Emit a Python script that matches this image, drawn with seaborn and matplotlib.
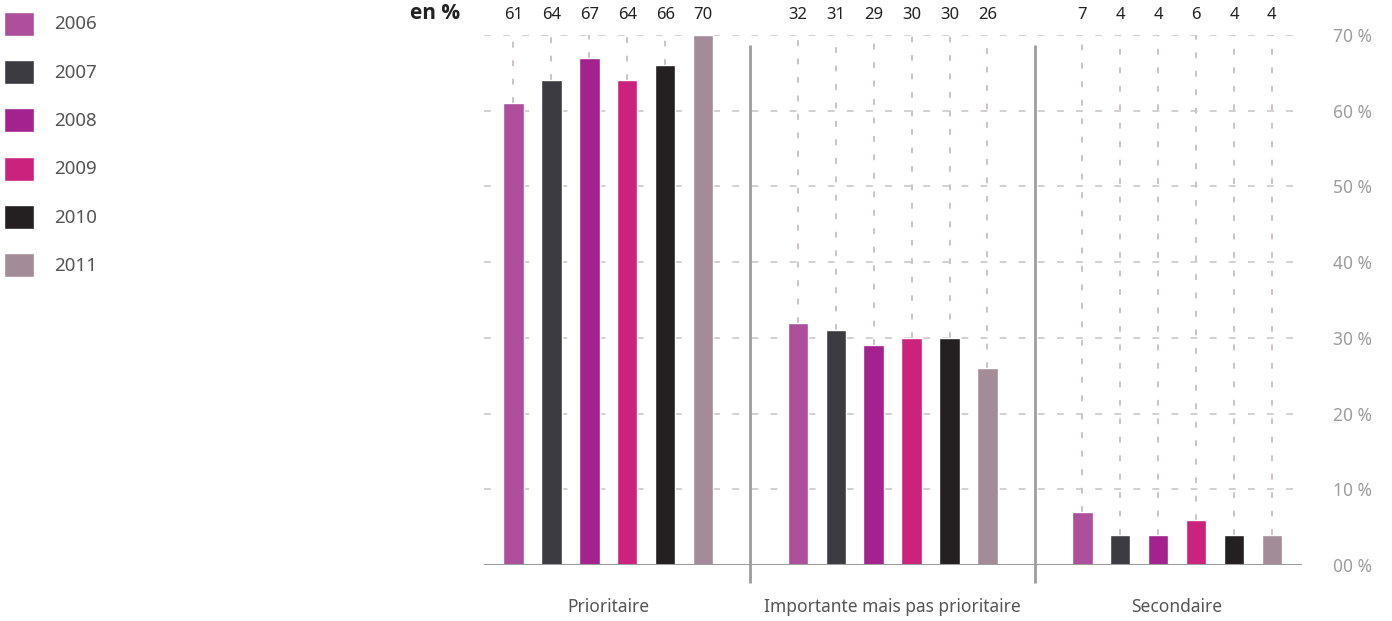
import matplotlib
matplotlib.use("Agg")
import matplotlib.pyplot as plt
import matplotlib.transforms as mtransforms
import seaborn as sns
import pandas as pd

categories = ["Prioritaire", "Importante mais pas prioritaire", "Secondaire"]
years = ["2006", "2007", "2008", "2009", "2010", "2011"]
values = {
    "2006": [61, 32, 7],
    "2007": [64, 31, 4],
    "2008": [67, 29, 4],
    "2009": [64, 30, 6],
    "2010": [66, 30, 4],
    "2011": [70, 26, 4],
}
colors = ["#ad4f9b", "#3c3b41", "#a3228e", "#cb227e", "#242022", "#a38c97"]
y_ticks = [0, 10, 20, 30, 40, 50, 60, 70]
y_tick_labels = ["00 %", "10 %", "20 %", "30 %", "40 %", "50 %", "60 %", "70 %"]

rows = []
for y in years:
    for c, v in zip(categories, values[y]):
        rows.append({"cat": c, "year": y, "val": v})
df = pd.DataFrame(rows)

sns.set_style("white")
plt.rcParams["font.family"] = ["Noto Sans", "DejaVu Sans"]

fig = plt.figure(figsize=(13.92, 6.21), dpi=100)
ax = fig.add_axes([0.3477, 0.0902, 0.5876, 0.8535])

sns.barplot(data=df, x="cat", y="val", hue="year", order=categories,
            hue_order=years, palette=colors, width=0.8, gap=0.46,
            saturation=1, ax=ax, legend=True, zorder=3)

ax.set_xlim(-0.437, 2.439)
ax.set_ylim(0, 70)

for s in ax.spines.values():
    s.set_visible(False)

# horizontal dashed grid
for t in y_ticks[1:]:
    ax.axhline(t, color="#c8c4c8", lw=1.1, linestyle=(0, (4.5, 8)), zorder=1)
ax.axhline(0, color="#9d9d9f", lw=2.2, zorder=4)

# vertical dashed guides from bar tops, value labels
trans = mtransforms.blended_transform_factory(ax.transData, ax.transAxes)
for bars, y in zip(ax.containers, years):
    for rect, v in zip(bars, values[y]):
        xc = rect.get_x() + rect.get_width() / 2
        if v < 70:
            ax.vlines(xc, v, 70, color="#ccc3ca", lw=1.4,
                      linestyle=(0, (3, 6.5)), zorder=2)
        ax.text(xc, 1.038, f"{v}", transform=trans, ha="center", va="center",
                fontsize=12, color="#222222", clip_on=False)

# group separators
for xs in [0.5, 1.5]:
    ax.vlines(xs, -2.4, 68.7, color="#9d9d9f", lw=2, clip_on=False, zorder=4)

ax.set_yticks(y_ticks)
ax.set_yticklabels(y_tick_labels, fontsize=12.5, color="#9d9d9f")
ax.tick_params(axis="y", which="both", length=0, pad=22.5, left=False, right=False,
               labelleft=False, labelright=True)
ax.tick_params(axis="x", length=0, pad=24, labelsize=12.5, labelcolor="#555555")
ax.set_xlabel("")
ax.set_ylabel("")

fig.text(0.2945, 0.979, "en %", fontsize=15, fontweight="bold", color="#222222",
         ha="left", va="center", family=["Open Sans", "DejaVu Sans"])

leg = ax.get_legend()
handles = leg.legend_handles
labels = [t.get_text() for t in leg.get_texts()]
leg.remove()
flegend = fig.legend(handles, labels, loc="upper left",
                     bbox_to_anchor=(0.0029, 0.981),
                     frameon=False, fontsize=12.5, handlelength=1.75,
                     handleheight=1.75, labelspacing=1.40, handletextpad=1.15,
                     borderpad=0, borderaxespad=0, labelcolor="#555555")
for t in flegend.get_texts():
    t.set_fontsize(13.5)

fig.savefig("out.png", dpi=100)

Direction> Take the listing above and print it exactly, apart from the pictures.

The response>
Emit a Python script that matches this image, drawn with seaborn and matplotlib.
import matplotlib
matplotlib.use("Agg")
import matplotlib.pyplot as plt
import matplotlib.transforms as mtransforms
import seaborn as sns
import pandas as pd

categories = ["Prioritaire", "Importante mais pas prioritaire", "Secondaire"]
years = ["2006", "2007", "2008", "2009", "2010", "2011"]
values = {
    "2006": [61, 32, 7],
    "2007": [64, 31, 4],
    "2008": [67, 29, 4],
    "2009": [64, 30, 6],
    "2010": [66, 30, 4],
    "2011": [70, 26, 4],
}
colors = ["#ad4f9b", "#3c3b41", "#a3228e", "#cb227e", "#242022", "#a38c97"]
y_ticks = [0, 10, 20, 30, 40, 50, 60, 70]
y_tick_labels = ["00 %", "10 %", "20 %", "30 %", "40 %", "50 %", "60 %", "70 %"]

rows = []
for y in years:
    for c, v in zip(categories, values[y]):
        rows.append({"cat": c, "year": y, "val": v})
df = pd.DataFrame(rows)

sns.set_style("white")
plt.rcParams["font.family"] = ["Noto Sans", "DejaVu Sans"]

fig = plt.figure(figsize=(13.92, 6.21), dpi=100)
ax = fig.add_axes([0.3477, 0.0902, 0.5876, 0.8535])

sns.barplot(data=df, x="cat", y="val", hue="year", order=categories,
            hue_order=years, palette=colors, width=0.8, gap=0.46,
            saturation=1, ax=ax, legend=True, zorder=3)

ax.set_xlim(-0.437, 2.439)
ax.set_ylim(0, 70)

for s in ax.spines.values():
    s.set_visible(False)

# horizontal dashed grid
for t in y_ticks[1:]:
    ax.axhline(t, color="#c8c4c8", lw=1.1, linestyle=(0, (4.5, 8)), zorder=1)
ax.axhline(0, color="#9d9d9f", lw=2.2, zorder=4)

# vertical dashed guides from bar tops, value labels
trans = mtransforms.blended_transform_factory(ax.transData, ax.transAxes)
for bars, y in zip(ax.containers, years):
    for rect, v in zip(bars, values[y]):
        xc = rect.get_x() + rect.get_width() / 2
        if v < 70:
            ax.vlines(xc, v, 70, color="#ccc3ca", lw=1.4,
                      linestyle=(0, (3, 6.5)), zorder=2)
        ax.text(xc, 1.038, f"{v}", transform=trans, ha="center", va="center",
                fontsize=12, color="#222222", clip_on=False)

# group separators
for xs in [0.5, 1.5]:
    ax.vlines(xs, -2.4, 68.7, color="#9d9d9f", lw=2, clip_on=False, zorder=4)

ax.set_yticks(y_ticks)
ax.set_yticklabels(y_tick_labels, fontsize=12.5, color="#9d9d9f")
ax.tick_params(axis="y", which="both", length=0, pad=22.5, left=False, right=False,
               labelleft=False, labelright=True)
ax.tick_params(axis="x", length=0, pad=24, labelsize=12.5, labelcolor="#555555")
ax.set_xlabel("")
ax.set_ylabel("")

fig.text(0.2945, 0.979, "en %", fontsize=15, fontweight="bold", color="#222222",
         ha="left", va="center", family=["Open Sans", "DejaVu Sans"])

leg = ax.get_legend()
handles = leg.legend_handles
labels = [t.get_text() for t in leg.get_texts()]
leg.remove()
flegend = fig.legend(handles, labels, loc="upper left",
                     bbox_to_anchor=(0.0029, 0.981),
                     frameon=False, fontsize=12.5, handlelength=1.75,
                     handleheight=1.75, labelspacing=1.40, handletextpad=1.15,
                     borderpad=0, borderaxespad=0, labelcolor="#555555")
for t in flegend.get_texts():
    t.set_fontsize(13.5)

fig.savefig("out.png", dpi=100)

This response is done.